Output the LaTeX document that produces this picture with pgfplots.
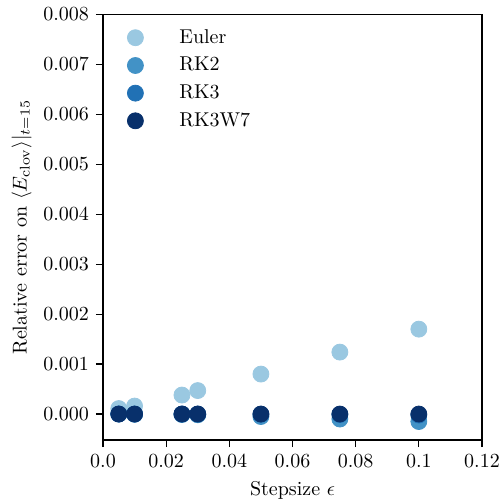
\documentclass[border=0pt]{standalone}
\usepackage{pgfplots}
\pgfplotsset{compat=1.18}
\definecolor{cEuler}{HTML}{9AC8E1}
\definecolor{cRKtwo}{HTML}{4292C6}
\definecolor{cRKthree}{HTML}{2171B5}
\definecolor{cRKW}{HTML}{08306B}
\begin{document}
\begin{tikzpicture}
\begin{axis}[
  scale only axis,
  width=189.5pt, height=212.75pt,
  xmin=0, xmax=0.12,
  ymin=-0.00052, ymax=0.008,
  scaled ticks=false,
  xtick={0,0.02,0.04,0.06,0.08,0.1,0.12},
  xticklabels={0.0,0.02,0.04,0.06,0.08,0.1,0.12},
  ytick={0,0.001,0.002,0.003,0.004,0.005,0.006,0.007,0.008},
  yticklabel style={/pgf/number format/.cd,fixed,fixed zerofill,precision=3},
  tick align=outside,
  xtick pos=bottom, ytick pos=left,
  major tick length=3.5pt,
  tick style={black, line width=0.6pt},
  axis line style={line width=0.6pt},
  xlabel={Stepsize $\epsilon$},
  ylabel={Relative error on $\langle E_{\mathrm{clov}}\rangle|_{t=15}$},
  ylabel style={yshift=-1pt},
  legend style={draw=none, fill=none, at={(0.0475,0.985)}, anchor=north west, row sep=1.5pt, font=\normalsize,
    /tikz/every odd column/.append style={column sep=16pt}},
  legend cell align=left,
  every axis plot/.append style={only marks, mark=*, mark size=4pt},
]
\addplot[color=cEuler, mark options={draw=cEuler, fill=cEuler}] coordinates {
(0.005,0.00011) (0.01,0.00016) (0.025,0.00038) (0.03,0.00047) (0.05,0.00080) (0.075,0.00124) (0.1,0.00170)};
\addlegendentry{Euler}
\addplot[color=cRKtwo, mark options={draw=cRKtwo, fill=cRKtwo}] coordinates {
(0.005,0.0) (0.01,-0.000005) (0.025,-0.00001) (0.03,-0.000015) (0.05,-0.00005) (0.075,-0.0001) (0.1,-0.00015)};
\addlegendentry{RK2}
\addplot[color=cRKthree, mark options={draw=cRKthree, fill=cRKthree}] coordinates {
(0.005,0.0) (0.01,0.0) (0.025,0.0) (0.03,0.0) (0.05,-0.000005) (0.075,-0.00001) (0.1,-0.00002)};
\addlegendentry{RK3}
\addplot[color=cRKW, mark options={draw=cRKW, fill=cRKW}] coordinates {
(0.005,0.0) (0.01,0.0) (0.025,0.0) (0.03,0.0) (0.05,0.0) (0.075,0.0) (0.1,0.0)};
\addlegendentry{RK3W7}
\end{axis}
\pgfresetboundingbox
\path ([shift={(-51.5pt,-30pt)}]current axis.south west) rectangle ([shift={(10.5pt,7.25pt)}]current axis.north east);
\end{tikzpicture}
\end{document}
# # # # # # #
■ The task ■
Omit the pictures and output all of the other material exactly.

■ Response to the task ■
Output the LaTeX document that produces this picture with pgfplots.
\documentclass[border=0pt]{standalone}
\usepackage{pgfplots}
\pgfplotsset{compat=1.18}
\definecolor{cEuler}{HTML}{9AC8E1}
\definecolor{cRKtwo}{HTML}{4292C6}
\definecolor{cRKthree}{HTML}{2171B5}
\definecolor{cRKW}{HTML}{08306B}
\begin{document}
\begin{tikzpicture}
\begin{axis}[
  scale only axis,
  width=189.5pt, height=212.75pt,
  xmin=0, xmax=0.12,
  ymin=-0.00052, ymax=0.008,
  scaled ticks=false,
  xtick={0,0.02,0.04,0.06,0.08,0.1,0.12},
  xticklabels={0.0,0.02,0.04,0.06,0.08,0.1,0.12},
  ytick={0,0.001,0.002,0.003,0.004,0.005,0.006,0.007,0.008},
  yticklabel style={/pgf/number format/.cd,fixed,fixed zerofill,precision=3},
  tick align=outside,
  xtick pos=bottom, ytick pos=left,
  major tick length=3.5pt,
  tick style={black, line width=0.6pt},
  axis line style={line width=0.6pt},
  xlabel={Stepsize $\epsilon$},
  ylabel={Relative error on $\langle E_{\mathrm{clov}}\rangle|_{t=15}$},
  ylabel style={yshift=-1pt},
  legend style={draw=none, fill=none, at={(0.0475,0.985)}, anchor=north west, row sep=1.5pt, font=\normalsize,
    /tikz/every odd column/.append style={column sep=16pt}},
  legend cell align=left,
  every axis plot/.append style={only marks, mark=*, mark size=4pt},
]
\addplot[color=cEuler, mark options={draw=cEuler, fill=cEuler}] coordinates {
(0.005,0.00011) (0.01,0.00016) (0.025,0.00038) (0.03,0.00047) (0.05,0.00080) (0.075,0.00124) (0.1,0.00170)};
\addlegendentry{Euler}
\addplot[color=cRKtwo, mark options={draw=cRKtwo, fill=cRKtwo}] coordinates {
(0.005,0.0) (0.01,-0.000005) (0.025,-0.00001) (0.03,-0.000015) (0.05,-0.00005) (0.075,-0.0001) (0.1,-0.00015)};
\addlegendentry{RK2}
\addplot[color=cRKthree, mark options={draw=cRKthree, fill=cRKthree}] coordinates {
(0.005,0.0) (0.01,0.0) (0.025,0.0) (0.03,0.0) (0.05,-0.000005) (0.075,-0.00001) (0.1,-0.00002)};
\addlegendentry{RK3}
\addplot[color=cRKW, mark options={draw=cRKW, fill=cRKW}] coordinates {
(0.005,0.0) (0.01,0.0) (0.025,0.0) (0.03,0.0) (0.05,0.0) (0.075,0.0) (0.1,0.0)};
\addlegendentry{RK3W7}
\end{axis}
\pgfresetboundingbox
\path ([shift={(-51.5pt,-30pt)}]current axis.south west) rectangle ([shift={(10.5pt,7.25pt)}]current axis.north east);
\end{tikzpicture}
\end{document}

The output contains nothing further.